Having no political role in Israel, left politicians certainly will not replace Netanyahu. They will continue to enjoy a body of ideological supporters (three to five seats for Meretz, twenty-something for labor). These supporters will be tolerated on the streets of Israel as loyal, but mocked, not without reason, for dogmatically clinging to parties whose politics have been proven irrelevant.
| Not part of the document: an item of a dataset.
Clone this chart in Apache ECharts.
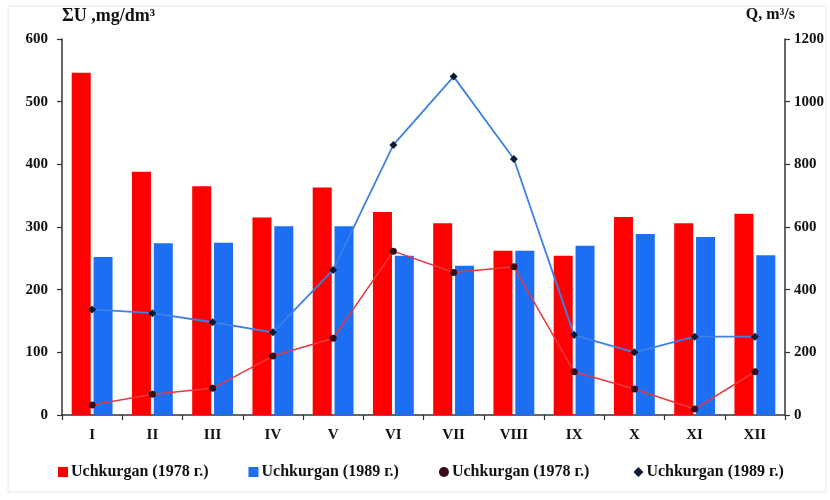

If the left wishes to change Israel’s future rather than join Netanyahu’s government, it has only one marketing strategy. The left must convince the Israeli public of the reasons for ending the occupation, establishing a Palestinian state and lifting the siege on Gaza. Certainly it cannot avoid talking about all these by insisting to talk about justice instead. Rather than dressing left activists in IDF uniform, the left must create a political environment in which such words as ‘citizenship’ haven’t been replaced by ‘loyalty’, and ‘legitimate’ hasn’t been replaced by ‘Zionist’; it must reclaim a language in which a serious political discussion (which can only mean one that includes the Palestinians) doesn’t count as treason. Such a reform will be a revolutionary act. But if Herzog or Livni will find it conducive to their political ambitions—and surely this is their only chance at capturing Netanyahu’s seat—this revolution may still be within reach.